Anti-Discrimination Laws

Robert Snower (rs219@IDIR.NET)
Sun, 30 Jun 1996 23:05:59 -0500

At 08:20 PM 6/29/96 -0700, Mike Shupp wrote:

>. . . brought William F.Buckley, Jr. to mind-- not a usual occurrence on
ANTHRO-L. >Anyhow, Buckey's comment was that conservatives had opposed the
initial 1964 civil >rights act on the grounds that it would not work-- that
it was an intolerable violation >of personal liberty for the federal
government to strike down racial discrimination in >stores and lunch
counters and motels, etc. and that people would resist to the bitter >end.
In point of fact, conservatives had been wrong, and the 1964 act had worked
>rather well.
>
>One can quibble about "rather well." I note that on the surface
antidiscrimination >seems to run parallel to anti-abortion and anti-liquor
sentiment, but the outcomes >were different.
------------------------------------------------------
This post points up very clearly a logical conflict that needs resolving.
How can one remain logically consistent, and use the
violation-of-personal-liberty argument to oppose anti-abortion laws, to
oppose anti-liquor laws, to oppose anti-free speech laws, etc., then at the
same time deny its use to oppose anti-discrimination laws?

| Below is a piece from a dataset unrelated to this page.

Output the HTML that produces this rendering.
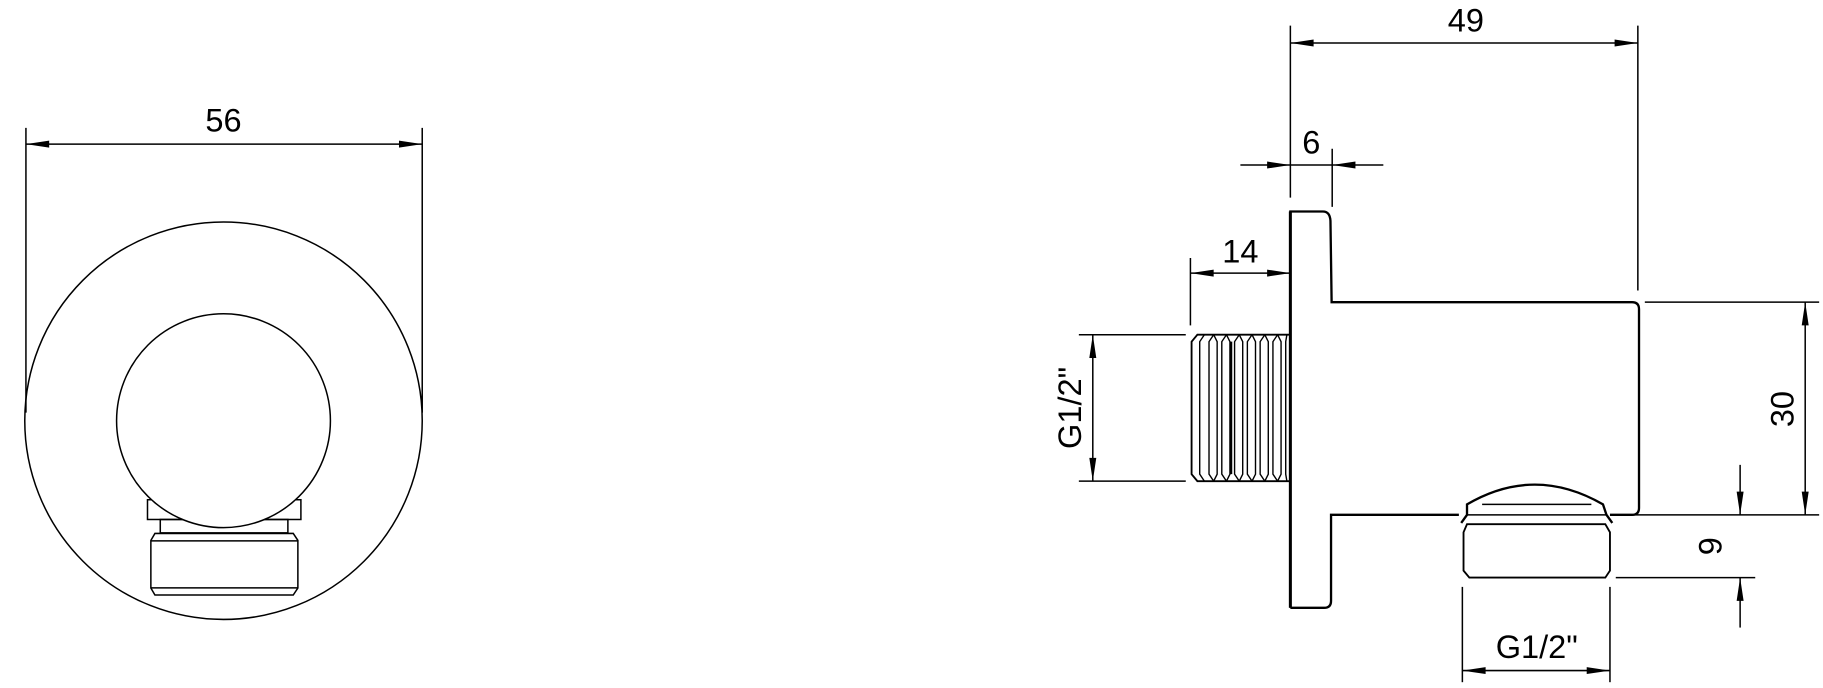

We talked about democracy being based on the expression of political
personal (self-) interest, and the free market being based on the expression
of economic self-interest.
Consider economics first: the perfect efficiency of the free market is
destroyed by monopoly, for two reasons. When the source of supply is
without competition, the individual self-interest of consumer-choice can no
longer operate because there is nothing to choose between. Quality of
product goes down, the price of it goes up. The consumer is victimized. In
the first half of the twentieth century the realizion that monopoly
victimizes the consumer generated our anti-trust legislation. Less
recognized, to my knowledge, is that monopoly also victimizes labor: the
monopoly can set wages arbitrarily low in the absence of competitive demand
for the same skills.

The operation of the free market requires anti-trust laws. In order to
guarantee the operation of economic self-interest, the one category of
economic self-interest we must outlaw is that which makes the operation of
economic self-interest impossible.

We can say something similar of the anti-discrimination laws, as far as
economics is concerned. Hiring, firing, and paying wages in any interest
which is not an economic interest is equivalent to an uneconomic
determination of wages, impairing the efficiency of the free market. Thus,
ethnic and gender preferences must be suppressed. Otherwise economic
victimization in terms of wages results. A recent post claimed that
capitalism exploits labor. Closer to the truth, the lack of (departure
from) capitalism, exploits labor.

Now for politics. The one political interest which renders the operation of
individual self-interest impossible is a group interest to which an
alternative individual interest is subordinated. Whether it is ethnic
interest, or gender interest, when this interest is given priority over an
alternative individual interest, then the democracy of diversity is
imperiled. Individual differences of interest lose out to ethnic or gender
based divisions. Democracy, the world over, is unable to cope with such
divisions. (A political party is not a group interest to which an
alternative self-interest is subordinated; it is a group of individuals with
the same--a common thread of--individual self-interest.)

Thus, the one category of personal choice we must discourage in a successful
democracy of diversity is that which destroys the operation of personal
choice. Ethnic or gender based choices come under this category. This is
the logical basis for anti-discrimination laws which, on the superficial
level, violate the principle of individual choice. The stronger, the
better. Discrimination bears the same kind of threat to a workable
democracy that monopoly bears to an efficient market.